Saw shop tech: cracked circular saw blades.


Vern Burke, SwiftWater Edge Tool Works

I’ve been seeing a lot of questions regarding cracks in circular saw blades coming through to the blog and the website as search engine hits, so I thought I’d take a bit of time and talk about this tonight.

Any type of circular saw blade, from skil saw blades to table saw blades to the largest cordwood saw and sawmill sized blades can be susceptible to cracks. Cracks are a serious issue, since they can eventually cause a complete failure of the blade, resulting in the spraying of sharp chunks of metal at high speed. Any circular saw blade should be thoroughly inspected at sharpening or after any event that could damage the blade (running in to metal in the wood being sawed) for the start of cracks.

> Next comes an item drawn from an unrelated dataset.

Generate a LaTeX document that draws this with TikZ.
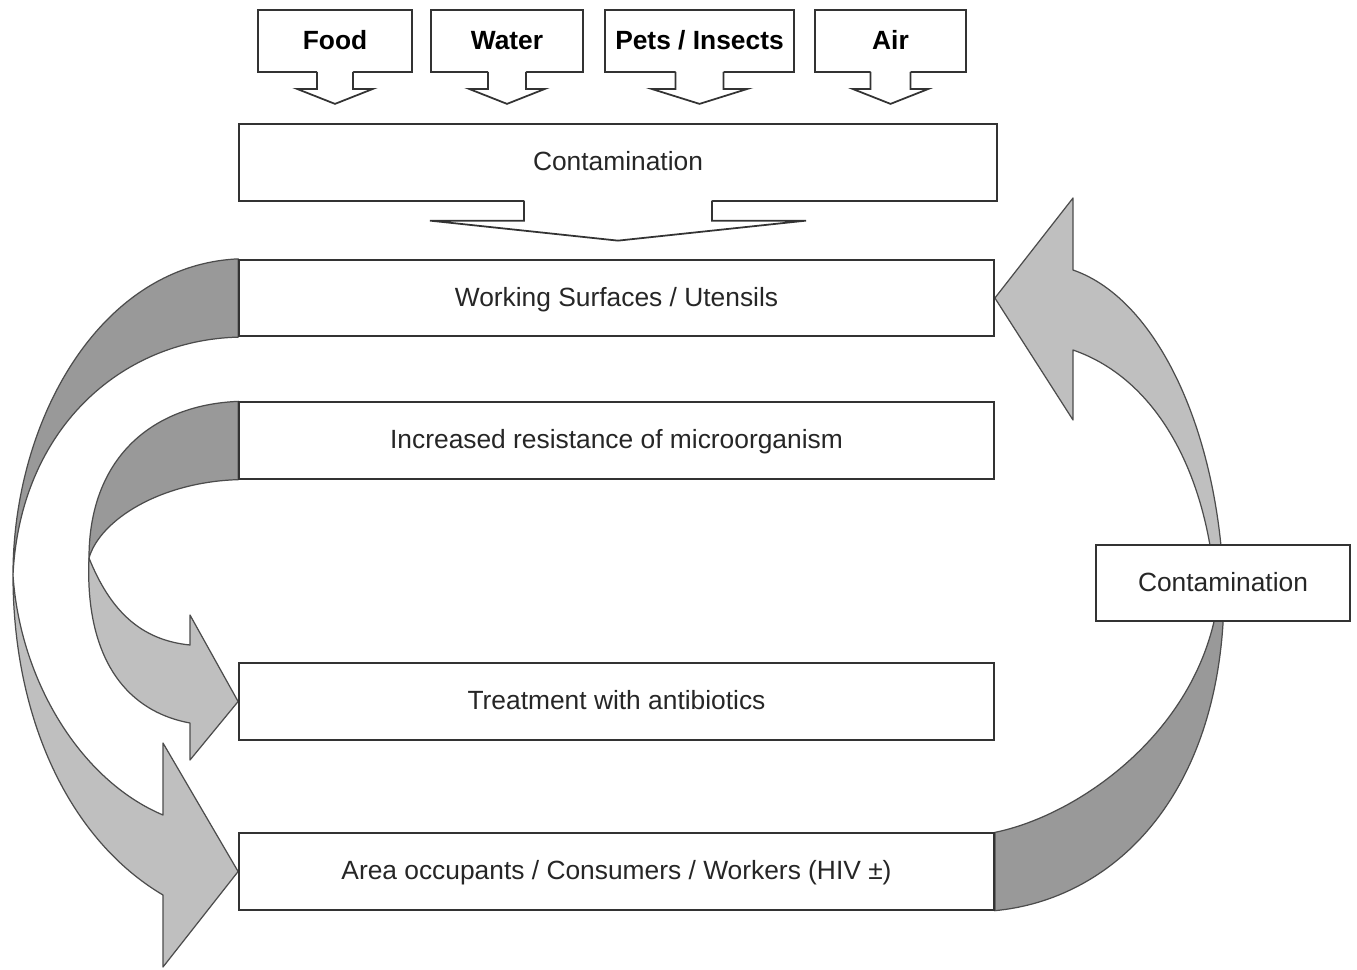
\documentclass[tikz,border=0pt]{standalone}
\usepackage{fontspec}
\setmainfont{Liberation Sans}
\usetikzlibrary{calc,backgrounds}
\begin{document}
\begin{tikzpicture}[x=0.2mm,y=-0.2mm,
	box/.style={draw=black!80, line width=1pt, fill=white, inner sep=0pt, minimum height=15.3mm, minimum width=151mm, text height=1.14em, text depth=0.2em, text=black!85, font=\fontsize{15}{18}\selectfont},
	srcbox/.style={box, minimum height=12.4mm, text=black, font=\fontsize{15}{18}\selectfont\bfseries},
	stemline/.style={draw=black!80, line width=1pt},
	backband/.style={draw=black!70, line width=0.7pt, fill=black!40},
	frontband/.style={draw=black!70, line width=0.7pt, fill=black!25, line join=round}]
	\useasboundingbox (0,0) rectangle (1357,969);
	% sources
	\node (food)  at (335,41)   [srcbox, minimum width=30.8mm]	{Food};
	\node (water) at (507,41)   [srcbox, minimum width=30.4mm]	{Water};
	\node (pets)  at (699.5,41) [srcbox, minimum width=37.8mm]	{Pets / Insects};
	\node (air)   at (890.5,41) [srcbox, minimum width=30.2mm]	{Air};
	% main column
	\node (contTop)  at (618,162.5)   [box, minimum width=151.6mm]	{Contamination};
	\node (work)     at (616.5,298)   [box]	{Working Surfaces / Utensils};
	\node (resist)   at (616.5,440.5) [box]	{Increased resistance of microorganism};
	\node (treat)    at (616.5,701.5) [box]	{Treatment with antibiotics};
	\node (occup)    at (616.5,871.5) [box]	{Area occupants / Consumers / Workers (HIV ±)};
	\node (contSide) at (1223,583)    [box, minimum width=50.8mm]	{Contamination};
	% callout stems
	\foreach \n/\s/\h/\a/\b in {food/18/38/16/31, water/19/38/16/31, pets/24/48/16/31, air/20/38/16/31, contTop/94/188/19/39}
	{
		\fill[white] ($(\n.south)+(-\s,-2)$) -- ($(\n.south)+(-\s,\a)$) -- ($(\n.south)+(-\h,\a)$) -- ($(\n.south)+(0,\b)$)
			-- ($(\n.south)+(\h,\a)$) -- ($(\n.south)+(\s,\a)$) -- ($(\n.south)+(\s,-2)$) -- cycle;
		\draw[stemline] ($(\n.south)+(-\s,-1)$) -- ($(\n.south)+(-\s,\a)$) -- ($(\n.south)+(-\h,\a)$) -- ($(\n.south)+(0,\b)$)
			-- ($(\n.south)+(\h,\a)$) -- ($(\n.south)+(\s,\a)$) -- ($(\n.south)+(\s,-1)$);
	}
	\begin{pgfonlayer}{background}
		% outer loop
		\filldraw[backband] (work.north west) .. controls (100,265) and (13,420) .. (13,575)
			.. controls (20,430) and (120,340) .. (work.south west) -- cycle;
		\filldraw[frontband] (13,575) .. controls (20,680) and (80,780) .. (163,815) -- (163,743) -- (occup.west)
			-- (163,967) -- (163,895) .. controls (70,840) and (13,720) .. (13,575) -- cycle;
		% inner loop
		\filldraw[backband] (resist.north west) .. controls (150,405) and (89,460) .. (89,558)
			.. controls (100,520) and (160,482) .. (resist.south west) -- cycle;
		\filldraw[frontband] (89,558) .. controls (110,610) and (140,640) .. (190,645) -- (190,615) -- (treat.west)
			-- (190,760) -- (190,723) .. controls (120,710) and (85,650) .. (89,558) -- cycle;
		% right loop
		\filldraw[backband] (occup.north east) .. controls (1080,815) and (1200,730) .. (1218,600) -- (1224,600)
			.. controls (1220,800) and (1110,900) .. (occup.south east) -- cycle;
		\filldraw[frontband] (1224,600) .. controls (1222,440) and (1160,300) .. (1073,270) -- (1073,198) -- (work.east)
			-- (1073,420) -- (1073,350) .. controls (1160,380) and (1210,480) .. (1216,600) -- cycle;
	\end{pgfonlayer}
\end{tikzpicture}
\end{document}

Cracks in circular saw blades normally start in the gullets between the teeth and/or the blade’s heat expansion slots. There are several reasons for saw blades to crack:

1. Physical damage

Running into metal in the wood being sawed (spikes, random junk the tree may have grown around) is probably the most common culprit. Running diamond blades until they wear all the diamond off and are cutting on the steel or knocking carbides off and trying to cut on the steel are both blade failures waiting to happen.

2. Sharpening mistakes

Amateur sharpening attempts using flat sided mill files usually results in notches in what should be a nice, curved, gullet between the teeth. Every notch is a potential starter for a crack. On large blades such as cordwood saws, I use a Dremel tool with a pink chainsaw sharpening stone to hog out the gullets while maintaining the nice smooth shape, as well as fixing gullets that have been chopped up by other sharpening attempts.

3. Overheating

There’s not much to say about this one. If you see the blade smoking or the teeth or any part of the saw plate discolor blue/black, the damage is done.

So, you’ve got a crack. How do you fix it? The short answer is, there’s no really safe way to “fix” a cracked circular saw blade.

Drilling a stop hole at the end of the crack will certainly stop the crack from spreading, but drilling a saw plate is fairly difficult and you don’t know how badly the blade is already compromised (how many other cracks are there that you havn’t found yet?).

Play it safe and deep six a cracked blade. The price of replacing a blade is nowhere near as high as dealing with the aftermath of a high speed disintegration.